Not only was it important to be simple to navigate and pleasing on the eye, but in the case of PCWorld the identity needed to match the content. In ‘Design Thinking for Visual Communication’ by Ambrose G, and Harris P, it states that “Designs can add value directly by boosting sales or indirectly by increasing the prestige of a brand or organisation”. Due to the lack of connection between identity and content, PCWorld has lost this prestige to the likes of PCMag and Cnet, thus having a negative effect on hit rates and audience engagement. By rebranding, we hope to realign the identity with the content in a visually appealing way without completely losing its previous identity.
Several logos were used as inspiration here, the following are examples of identities that either 1. held a heritage element, or 2. included elements within typography that linked to the business;
Theoretically, the audience should be able to navigate to their desired location within a site quickly and easily – With PCWorld, this was not the case. Over 40 menu’s cluttered the home navigation alone, it is no surprise that it suffered from an extremely high bounce rate. Through our research, we had discovered Techspot – another website offering content similar to PCWorld. Unlike PCWorld, though, Techspot utilized several effective forms of navigation and stylistic approaches. Much like Techspot, Cnet had also utilized space and graphic elements well to create an eye-catching yet easily navigated site. The following are examples of two design artifacts used as inspiration for the redesign;
- Beautiful Lightbox style featured articles
- Clean, modern layout
- Dropdown navigation
- Excellent use of white space
- Great software downloads hub
- Excellent featured articles section
- Simple navigation menu
- Does not feel cluttered
- Simple grid structure
The two strongest outcomes of the project are by far the identity redesign, and modernization of a relatively aged website. The new identity now conveys the forward thinking, technological body that is PCWorld (now Launch), with several tasteful elements within that pay homage to the previous identity. By creating a new identity, we have allowed the content to continue the direction it is going, as that is the largest portion of the site, whilst creating a visually appealing brandmark. The modernized site, much like that of the new identity has taken elements from its predecessor and implemented it in a fresh and contemporary way. The colour is no longer bland, and pages no longer cluttered. Together, these should prove to be an effective step forward for the brand.

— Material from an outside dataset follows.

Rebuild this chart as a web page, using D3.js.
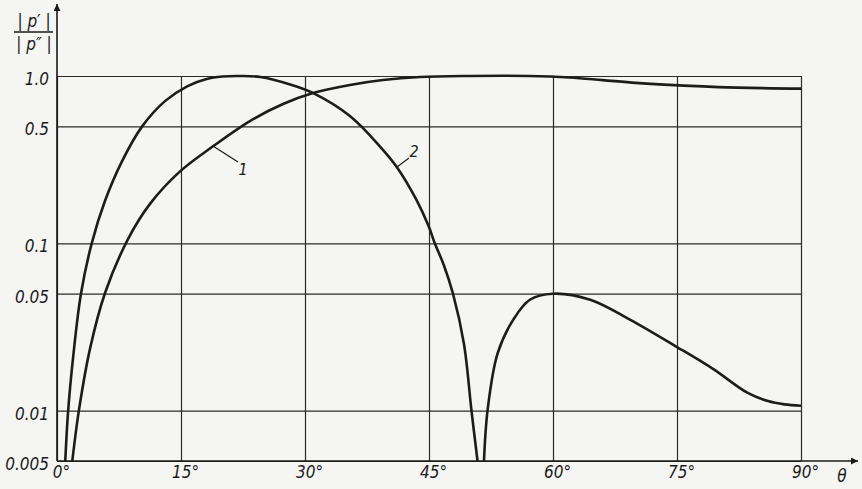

There were more successful outcomes than unsuccessful, but due to the sheer scale of the project the main unsuccessful outcome would be the graphical uniqueness of the new website. Whilst I am unsure if this is a good or a bad thing, as going wild with design elements can leave the audience with a bad taste in their mouths in regards to it being TOO visually bold, I would have liked for us to be a little bit more adventurous given we had less content. Separating the project into different jobs for each member was an excellent way to cover the large amount of work that needed addressing, it also created issues with compilation of reports. It had seemed as though specific instructions that had been set out weren’t fulfilled, leaving the sections of reports feeling somewhat separated. For example, the final report should have been compiled in a way that was coherent with the branding document I had created, yet this was unfortunately not so.
Throughout this project and throughout the semester, I have learned to step away from positions of leadership and monitoring. I tend to often find myself chasing others up on what needs to be done, adding unnecessary stress to an already stressful process. Whilst this has been good for me from a personal perspective, I certainly hope that it does not reflect badly on the final outcome, as although I had a hand in putting forward ideas and implementing changes, some were not done to my standard. This is a bitter-sweet moment. I have learned just how important it is for a brand to portray themselves correctly. I have always know that it is integral in the survival of a brand for their content to reflect their values, but being in charge of the competitive set and rebrand, and having the opportunity to dig through statistics really highlights and reaffirms this idea – ‘If it ain’t broke, don’t fix it’, doesn’t always seem applicable. As a designer, I tend to dive in without doing too much research – This will no longer be the case, as this project has shown me how important it is to look into competitors and statistics before making final decisions. The sheer scale of this project wouldn’t have been doable unless we knew all there was about the background of said brand/client.
Areas of design I want to work in
I have always had an interest in UI design, but this project has opened up the door for me to potentially look into UX design. Having the opportunity to dive into statistics and experience something from the perspective of a different user group was extremely interesting to me, and I think this new found curiosity could lead me into a new direction. I can be both technical and implement a strong design thinking aspect simultaneously.